Government radio programs began to belabor party and government officials for not working hard enough.

The mixture of discontent, of listless workers, of idle and broken machinery, of incoherent direction, demanded action in Moscow. One day last month Pravda's lead article criticized the slowness of the Kazakhstan sowing and warned that the authorities on the scene would not be allowed to hide behind poor weather as an alibi. Nikita Khrushchev himself found it necessary to rush east to meet with the Kazakh Communist Party and discuss "at length" the problems of the virgin lands.

Khrushchev's emergency trip was the sharpest evidence yet of trouble in the program and of the importance the Kremlin places on it. He had personal reason to worry. A year ago, when Stalin died, he was in the second tier: the big names were Beria, Molotov and Malenkov. Now Khrushchev is one of the big two: he heads the party, and Malenkov the government. When the Supreme Soviet met last April, Malenkov addressed the upper house, Khrushchev the more important lower house. In Red Square on May Day, Khrushchev alone of all the dignitaries had the honor of waving his hat to the crowd.
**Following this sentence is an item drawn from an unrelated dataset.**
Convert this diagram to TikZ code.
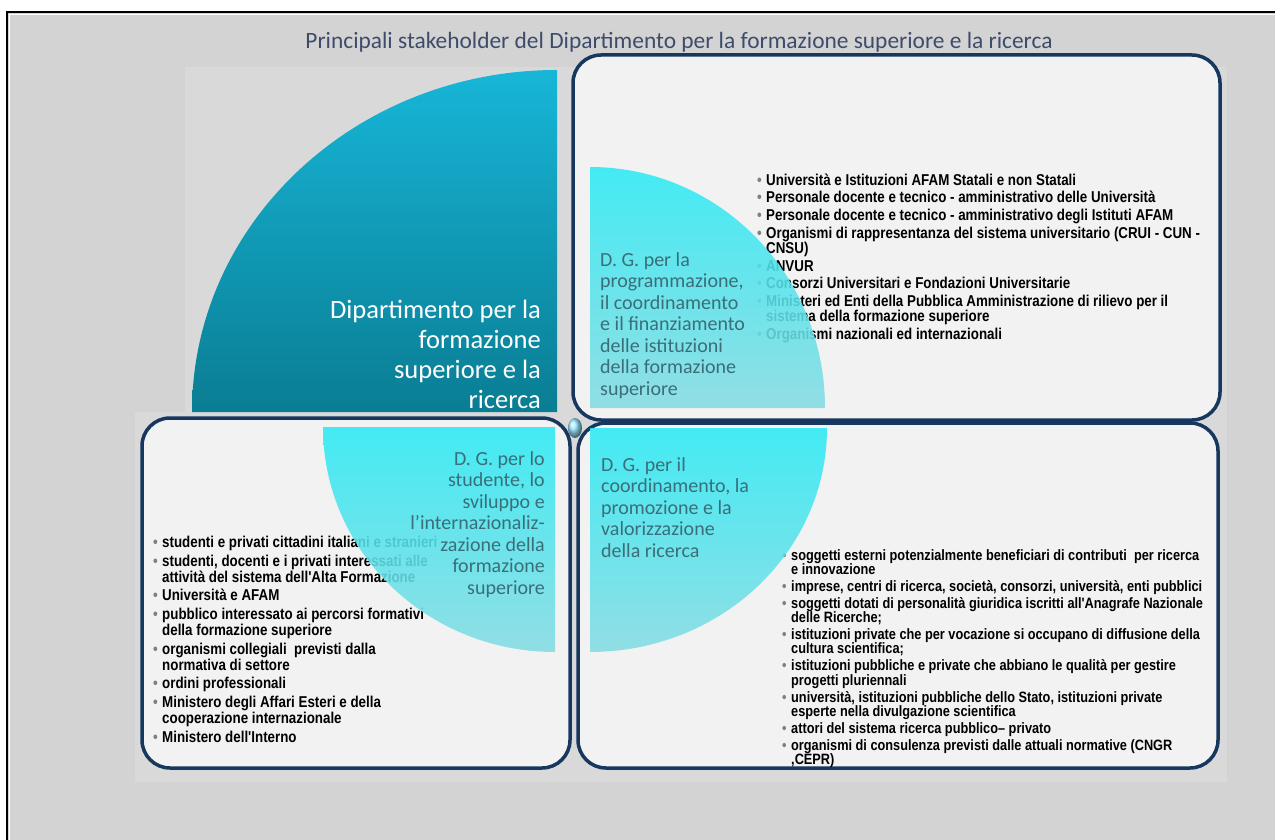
\documentclass[tikz,border=0pt]{standalone}
\usepackage{fontspec}
\setmainfont{Carlito}
\newfontfamily\narrowsans[FakeStretch=0.85]{Liberation Sans}
\usepackage{tikz}

\definecolor{bggray}{HTML}{D3D3D3}
\definecolor{panelgray}{HTML}{D9D9D9}
\definecolor{boxfill}{HTML}{F2F2F2}
\definecolor{boxline}{HTML}{17375E}
\definecolor{deeptop}{HTML}{17B6D8}
\definecolor{deepbot}{HTML}{0A7D93}
\definecolor{cyantop}{HTML}{2CEAF4}
\definecolor{cyanbot}{HTML}{84DCE3}
\definecolor{dgtext}{HTML}{3A6E78}
\definecolor{titletext}{HTML}{3E4C6A}

% bullet and hanging indent for the stakeholder lists
\newcommand{\sitem}{\makebox[9pt][l]{\textcolor{gray}{\textbullet}}}
\newcommand{\scont}{\makebox[9pt][l]{}}

\tikzset{
  box/.style={draw=boxline, line width=3.5pt, rounded corners=28pt, fill=boxfill},
  quarter/.style={top color=cyantop, bottom color=cyanbot, fill opacity=0.88},
  dglabel/.style={font=\fontsize{20}{21.5}\selectfont, text=dgtext, inner sep=0pt},
  stake/.style 2 args={font=\narrowsans\bfseries\fontsize{#1}{#2}\selectfont,
    execute at begin node={\lineskiplimit=-10pt},
    inner sep=0pt, anchor=north west, align=flush left}
}

\begin{document}
\begin{tikzpicture}[x=1pt,y=-1pt]
\useasboundingbox (0,0) rectangle (1275,840);
% background, frame and panels
\fill[bggray] (7,12) rectangle (1275,840);
\draw[line width=2pt] (7,840) -- (7,12) -- (1275,12);
\draw[white, line width=1.5pt] (9.5,840) -- (9.5,14.5) -- (1275,14.5);
\fill[panelgray] (185,67) rectangle (1227,412);
\fill[panelgray] (135,412) rectangle (1227,782);

\node[font=\fontsize{23.4}{26}\selectfont, text=titletext] (title) at (679,42)
  {Principali stakeholder del Dipartimento per la formazione superiore e la ricerca};

% the department
\shade[top color=deeptop, bottom color=deepbot] (557,412) -- (192,412)
  arc[start angle=180, end angle=270, x radius=365, y radius=342] -- cycle;
\node[font=\fontsize{26.5}{30}\selectfont, text=white, align=right, inner sep=0pt, anchor=north east]
  (dip) at (541,300) {Dipartimento per la\\formazione\\superiore e la\\ricerca};

% the three boxes
\draw[box] (573,55) rectangle (1220,420);
\draw[box] (142,418) rectangle (570,768);
\draw[box] (578,423) rectangle (1218,768);

\node[stake={15.7}{15.2}, text width=470pt] (listprog) at (757,173.5) {%
\sitem Università e Istituzioni AFAM Statali e non Statali\\[2.5pt]
\sitem Personale docente e tecnico - amministrativo delle Università\\[2.5pt]
\sitem Personale docente e tecnico - amministrativo degli Istituti AFAM\\[2.5pt]
\sitem Organismi di rappresentanza del sistema universitario (CRUI - CUN -\\
\scont CNSU)\\[2.5pt]
\sitem ANVUR\\[2.5pt]
\sitem Consorzi Universitari e Fondazioni Universitarie\\[2.5pt]
\sitem Ministeri ed Enti della Pubblica Amministrazione di rilievo per il\\
\scont sistema della formazione superiore\\[2.5pt]
\sitem Organismi nazionali ed internazionali};

\node[stake={15.7}{16.1}, text width=340pt] (liststud) at (153,536) {%
\sitem studenti e privati cittadini italiani e stranieri\\[2.5pt]
\sitem studenti, docenti e i privati interessati alle\\
\scont attività del sistema dell'Alta Formazione\\[2.5pt]
\sitem Università e AFAM\\[2.5pt]
\sitem pubblico interessato ai percorsi formativi\\
\scont della formazione superiore\\[2.5pt]
\sitem organismi collegiali\ \ previsti dalla\\
\scont normativa di settore\\[2.5pt]
\sitem ordini professionali\\[2.5pt]
\sitem Ministero degli Affari Esteri e della\\
\scont cooperazione internazionale\\[2.5pt]
\sitem Ministero dell'Interno};

\node[stake={15}{14.4}, text width=450pt] (listric) at (782,549) {%
\sitem soggetti esterni potenzialmente beneficiari di contributi\ \ per ricerca\\
\scont e innovazione\\[2.5pt]
\sitem imprese, centri di ricerca, società, consorzi, università, enti pubblici\\[2.5pt]
\sitem soggetti dotati di personalità giuridica iscritti all'Anagrafe Nazionale\\
\scont delle Ricerche;\\[2.5pt]
\sitem istituzioni private che per vocazione si occupano di diffusione della\\
\scont cultura scientifica;\\[2.5pt]
\sitem istituzioni pubbliche e private che abbiano le qualità per gestire\\
\scont progetti pluriennali\\[2.5pt]
\sitem università, istituzioni pubbliche dello Stato, istituzioni private\\
\scont esperte nella divulgazione scientifica\\[2.5pt]
\sitem attori del sistema ricerca pubblico– privato\\[2.5pt]
\sitem organismi di consulenza previsti dalle attuali normative (CNGR\\
\scont ,CEPR)};

% the three directorates
\shade[quarter] (590,408) -- (590,167)
  arc[start angle=270, end angle=360, x radius=235, y radius=241] -- cycle;
\shade[quarter] (555,427) -- (323,427)
  arc[start angle=180, end angle=90, x radius=232, y radius=225] -- cycle;
\shade[quarter] (590,428) -- (827,428)
  arc[start angle=0, end angle=90, x radius=237, y radius=224] -- cycle;

\node[dglabel, align=left, anchor=north west] (dgprog) at (600,252)
  {D. G. per la\\programmazione,\\il coordinamento\\e il finanziamento\\delle istituzioni\\della formazione\\superiore};
\node[dglabel, align=right, anchor=north east] (dgstud) at (545,451)
  {D. G. per lo\\studente, lo\\sviluppo e\\l'internazionaliz-\\zazione della\\formazione\\superiore};
\node[dglabel, align=left, anchor=north west] (dgric) at (601,457)
  {D. G. per il\\coordinamento, la\\promozione e la\\valorizzazione\\della ricerca};

% droplet in the middle
\shade[ball color=blue!25!cyan!40] (575,428) ellipse[x radius=7, y radius=10];
\end{tikzpicture}
\end{document}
The last seven major state pronouncements from the Kremlin have been in Khrushchev's name, not Malenkov's. At the top of a dictatorship, two's a crowd.

The massive farm program, particularly the daring virgin-lands project, is strictly Khrushchev's responsibility. Georgy Malenkov has notably had nothing to do with it publicly. If bread does not materialize in the empty breadbasket of Kazakhstan, Nikita Khrushchev might be used to provide a circus for the public instead.